How to prove it

Proof by vigorous handwaving:
    Works well in a classroom or seminar setting.

Proof by forward reference:
    Reference is usually to a forthcoming paper of the author, which is often not as forthcoming as at first.

Proof by funding:
    How could three different government agencies be wrong?

Proof by example:
    The author gives only the case n = 2 and suggests that it contains most of the ideas of the general proof.

Proof by omission:
    “The reader may easily supply the details” or “The other 253 cases are analogous”

Proof by deferral:
    “We’ll prove this later in the course”.

Proof by picture:
    A more convincing form of proof by example. Combines well with proof by omission.

Proof by intimidation:
    “Trivial.”

Proof by adverb:
    “As is quite clear, the elementary aforementioned statement is obviously valid.”

Proof by seduction:
    “Convince yourself that this is true! “

Proof by cumbersome notation:
    Best done with access to at least four alphabets and special symbols.

Proof by exhaustion:
    An issue or two of a journal devoted to your proof is useful.

Proof by obfuscation:
    A long plotless sequence of true and/or meaningless syntactically related statements.

Proof by wishful citation:
    The author cites the negation, converse, or generalization of a theorem from the literature to support his claims.

Proof by eminent authority:
    “I saw Karp in the elevator and he said it was probably NP- complete.”

Proof by personal communication:
    “Eight-dimensional colored cycle stripping is NP-complete [Karp, personal communication].”

Proof by reduction to the wrong problem:
    “To see that infinite-dimensional colored cycle stripping is decidable, we reduce it to the halting problem.”

Proof by reference to inaccessible literature:
   
The author cites a simple corollary of a theorem to be found in a
privately circulated memoir of the Slovenian Philological Society, 1883.

Proof by importance:
    A large body of useful consequences all follow from the proposition in question.

Proof by accumulated evidence:
    Long and diligent search has not revealed a counterexample.

Proof by cosmology:
    The negation of the proposition is unimaginable or meaningless.
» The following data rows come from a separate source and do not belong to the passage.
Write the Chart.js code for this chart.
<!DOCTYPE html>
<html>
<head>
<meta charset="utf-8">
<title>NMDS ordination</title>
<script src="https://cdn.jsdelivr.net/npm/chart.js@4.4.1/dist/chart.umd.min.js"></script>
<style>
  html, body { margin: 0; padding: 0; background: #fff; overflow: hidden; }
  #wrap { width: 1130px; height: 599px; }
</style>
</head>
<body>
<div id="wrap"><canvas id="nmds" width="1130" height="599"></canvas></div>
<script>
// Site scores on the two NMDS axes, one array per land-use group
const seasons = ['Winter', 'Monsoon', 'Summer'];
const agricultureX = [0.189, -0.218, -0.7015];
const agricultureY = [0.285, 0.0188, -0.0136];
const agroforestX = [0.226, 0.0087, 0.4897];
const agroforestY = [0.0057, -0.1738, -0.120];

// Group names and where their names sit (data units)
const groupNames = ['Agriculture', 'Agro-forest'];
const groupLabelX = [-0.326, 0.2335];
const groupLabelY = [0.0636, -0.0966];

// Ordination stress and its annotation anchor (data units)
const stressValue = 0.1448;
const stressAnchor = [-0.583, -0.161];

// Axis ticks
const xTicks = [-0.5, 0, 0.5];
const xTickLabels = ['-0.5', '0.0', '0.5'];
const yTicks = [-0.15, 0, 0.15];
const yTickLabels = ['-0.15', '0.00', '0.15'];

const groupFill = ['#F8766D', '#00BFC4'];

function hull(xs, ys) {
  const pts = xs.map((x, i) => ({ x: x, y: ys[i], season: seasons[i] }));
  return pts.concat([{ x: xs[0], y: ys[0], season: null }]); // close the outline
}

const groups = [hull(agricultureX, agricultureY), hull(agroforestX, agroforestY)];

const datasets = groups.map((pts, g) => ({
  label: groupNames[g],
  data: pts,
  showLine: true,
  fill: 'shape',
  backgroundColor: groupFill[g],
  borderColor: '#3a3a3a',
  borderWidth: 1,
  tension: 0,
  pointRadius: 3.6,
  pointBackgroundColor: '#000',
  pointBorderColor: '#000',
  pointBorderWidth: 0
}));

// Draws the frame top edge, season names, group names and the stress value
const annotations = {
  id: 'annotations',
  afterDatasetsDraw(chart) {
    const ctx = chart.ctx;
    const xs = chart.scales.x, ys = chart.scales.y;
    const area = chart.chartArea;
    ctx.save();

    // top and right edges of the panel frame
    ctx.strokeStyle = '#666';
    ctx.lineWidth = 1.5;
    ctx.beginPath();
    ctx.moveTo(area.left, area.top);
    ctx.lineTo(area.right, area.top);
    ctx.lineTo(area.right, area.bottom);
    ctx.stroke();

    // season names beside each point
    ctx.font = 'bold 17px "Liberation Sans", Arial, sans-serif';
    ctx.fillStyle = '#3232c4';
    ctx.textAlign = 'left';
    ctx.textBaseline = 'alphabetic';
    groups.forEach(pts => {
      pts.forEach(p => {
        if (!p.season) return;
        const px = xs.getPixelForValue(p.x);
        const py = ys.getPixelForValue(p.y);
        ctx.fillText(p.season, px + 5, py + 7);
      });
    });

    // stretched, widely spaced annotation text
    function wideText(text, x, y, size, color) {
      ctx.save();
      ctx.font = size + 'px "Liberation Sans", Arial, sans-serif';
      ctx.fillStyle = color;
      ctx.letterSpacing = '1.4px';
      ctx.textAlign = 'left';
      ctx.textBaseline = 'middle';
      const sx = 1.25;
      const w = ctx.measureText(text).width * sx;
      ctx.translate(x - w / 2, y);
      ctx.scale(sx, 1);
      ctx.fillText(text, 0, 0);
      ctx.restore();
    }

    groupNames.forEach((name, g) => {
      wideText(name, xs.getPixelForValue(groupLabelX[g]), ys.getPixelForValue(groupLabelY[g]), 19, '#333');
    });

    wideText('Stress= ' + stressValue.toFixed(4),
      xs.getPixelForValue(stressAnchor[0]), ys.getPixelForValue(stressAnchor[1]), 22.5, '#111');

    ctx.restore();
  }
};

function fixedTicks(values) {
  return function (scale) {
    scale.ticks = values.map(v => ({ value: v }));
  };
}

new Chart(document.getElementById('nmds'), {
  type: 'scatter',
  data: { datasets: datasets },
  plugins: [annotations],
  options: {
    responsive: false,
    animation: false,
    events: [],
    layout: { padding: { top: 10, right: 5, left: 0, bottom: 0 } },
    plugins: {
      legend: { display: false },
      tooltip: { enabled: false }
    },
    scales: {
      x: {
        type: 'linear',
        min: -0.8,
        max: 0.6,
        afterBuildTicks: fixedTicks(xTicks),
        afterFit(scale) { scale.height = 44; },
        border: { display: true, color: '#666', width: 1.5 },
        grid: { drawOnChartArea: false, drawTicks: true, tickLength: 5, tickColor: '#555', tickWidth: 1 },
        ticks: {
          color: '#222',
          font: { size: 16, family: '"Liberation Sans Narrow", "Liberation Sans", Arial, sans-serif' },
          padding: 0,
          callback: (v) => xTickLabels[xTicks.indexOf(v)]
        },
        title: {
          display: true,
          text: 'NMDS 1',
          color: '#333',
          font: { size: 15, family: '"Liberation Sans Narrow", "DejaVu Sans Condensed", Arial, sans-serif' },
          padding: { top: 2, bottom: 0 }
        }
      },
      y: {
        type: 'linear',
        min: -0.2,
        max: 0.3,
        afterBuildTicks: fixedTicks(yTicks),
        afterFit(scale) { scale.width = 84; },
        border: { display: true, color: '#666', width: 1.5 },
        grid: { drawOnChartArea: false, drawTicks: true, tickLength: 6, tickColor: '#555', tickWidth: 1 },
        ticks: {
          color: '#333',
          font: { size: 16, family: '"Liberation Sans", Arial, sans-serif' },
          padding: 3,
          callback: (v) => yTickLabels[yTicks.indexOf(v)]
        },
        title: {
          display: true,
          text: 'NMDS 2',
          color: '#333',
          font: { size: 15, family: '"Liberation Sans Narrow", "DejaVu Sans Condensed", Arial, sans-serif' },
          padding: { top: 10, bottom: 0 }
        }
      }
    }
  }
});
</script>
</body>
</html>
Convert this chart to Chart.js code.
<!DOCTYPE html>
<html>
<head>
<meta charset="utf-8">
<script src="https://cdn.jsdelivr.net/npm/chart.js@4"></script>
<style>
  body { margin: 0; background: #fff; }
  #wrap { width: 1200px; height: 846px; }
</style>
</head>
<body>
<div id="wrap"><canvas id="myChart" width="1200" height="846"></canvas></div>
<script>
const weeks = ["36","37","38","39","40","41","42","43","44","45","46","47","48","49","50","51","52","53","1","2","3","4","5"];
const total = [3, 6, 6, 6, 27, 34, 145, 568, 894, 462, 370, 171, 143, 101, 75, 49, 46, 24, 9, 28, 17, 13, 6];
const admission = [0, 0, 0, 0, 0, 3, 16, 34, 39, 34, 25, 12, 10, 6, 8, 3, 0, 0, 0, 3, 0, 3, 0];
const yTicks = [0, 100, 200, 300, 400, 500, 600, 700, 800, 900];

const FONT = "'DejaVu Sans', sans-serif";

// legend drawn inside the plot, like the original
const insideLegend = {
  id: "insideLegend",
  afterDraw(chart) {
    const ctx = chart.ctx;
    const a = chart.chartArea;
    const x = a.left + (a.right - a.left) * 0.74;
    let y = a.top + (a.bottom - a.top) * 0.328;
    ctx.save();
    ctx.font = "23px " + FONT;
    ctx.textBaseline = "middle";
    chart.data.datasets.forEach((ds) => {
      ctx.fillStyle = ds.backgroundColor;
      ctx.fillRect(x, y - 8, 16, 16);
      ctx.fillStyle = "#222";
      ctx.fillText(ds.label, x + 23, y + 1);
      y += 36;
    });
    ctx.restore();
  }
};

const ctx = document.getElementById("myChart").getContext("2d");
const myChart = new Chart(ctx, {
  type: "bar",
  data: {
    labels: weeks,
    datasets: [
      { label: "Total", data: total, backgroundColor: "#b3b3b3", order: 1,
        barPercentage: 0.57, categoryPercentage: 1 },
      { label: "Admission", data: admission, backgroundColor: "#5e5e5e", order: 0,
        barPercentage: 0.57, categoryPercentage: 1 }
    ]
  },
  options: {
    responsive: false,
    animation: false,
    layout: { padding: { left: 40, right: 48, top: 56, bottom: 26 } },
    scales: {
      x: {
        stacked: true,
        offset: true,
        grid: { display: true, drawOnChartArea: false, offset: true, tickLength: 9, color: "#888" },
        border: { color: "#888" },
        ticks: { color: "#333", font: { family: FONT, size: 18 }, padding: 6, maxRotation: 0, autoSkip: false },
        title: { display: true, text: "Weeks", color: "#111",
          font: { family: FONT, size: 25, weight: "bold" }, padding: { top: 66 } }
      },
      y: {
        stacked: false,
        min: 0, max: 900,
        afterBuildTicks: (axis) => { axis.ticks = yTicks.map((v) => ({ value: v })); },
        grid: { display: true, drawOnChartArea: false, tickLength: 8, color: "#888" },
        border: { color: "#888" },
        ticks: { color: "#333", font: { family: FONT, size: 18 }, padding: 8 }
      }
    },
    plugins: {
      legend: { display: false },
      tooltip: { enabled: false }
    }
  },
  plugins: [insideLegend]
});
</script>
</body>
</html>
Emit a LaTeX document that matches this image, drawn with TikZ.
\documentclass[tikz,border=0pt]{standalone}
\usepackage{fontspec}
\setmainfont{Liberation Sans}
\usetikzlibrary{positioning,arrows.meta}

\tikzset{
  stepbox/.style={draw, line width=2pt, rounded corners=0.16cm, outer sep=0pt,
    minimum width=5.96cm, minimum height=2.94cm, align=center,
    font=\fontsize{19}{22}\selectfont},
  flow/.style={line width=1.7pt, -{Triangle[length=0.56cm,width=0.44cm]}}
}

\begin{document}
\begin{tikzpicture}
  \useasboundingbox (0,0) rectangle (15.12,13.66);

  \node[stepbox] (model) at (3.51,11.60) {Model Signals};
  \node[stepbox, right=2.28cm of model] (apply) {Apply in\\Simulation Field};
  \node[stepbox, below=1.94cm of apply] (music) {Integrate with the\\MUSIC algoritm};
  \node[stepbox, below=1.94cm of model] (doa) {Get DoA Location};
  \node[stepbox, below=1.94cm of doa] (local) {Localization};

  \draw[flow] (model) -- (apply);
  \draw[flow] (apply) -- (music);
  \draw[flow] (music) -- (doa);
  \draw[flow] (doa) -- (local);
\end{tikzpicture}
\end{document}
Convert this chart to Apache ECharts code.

Popular for proofs of the existence of God.

Proof by mutual reference:
   
In reference A, Theorem 5 is said to follow from Theorem 3 in reference
B, which is shown to follow from Corollary 6.2 in reference C, which is
an easy consequence of Theorem 5 in reference A.

Proof by metaproof:
    A method is given to construct the desired proof. The correctness of the method is proved by any of these techniques.

Proof by vehement assertion:
    It is useful to have some kind of authority relation to the audience.

Proof by ghost reference:
    Nothing even remotely resembling the cited theorem appears in the reference given.

Proof by semantic shift:
    Some of the standard but inconvenient definitions are changed for the statement of the result.

Proof by appeal to intuition:
    Cloud-shaped drawings frequently help here.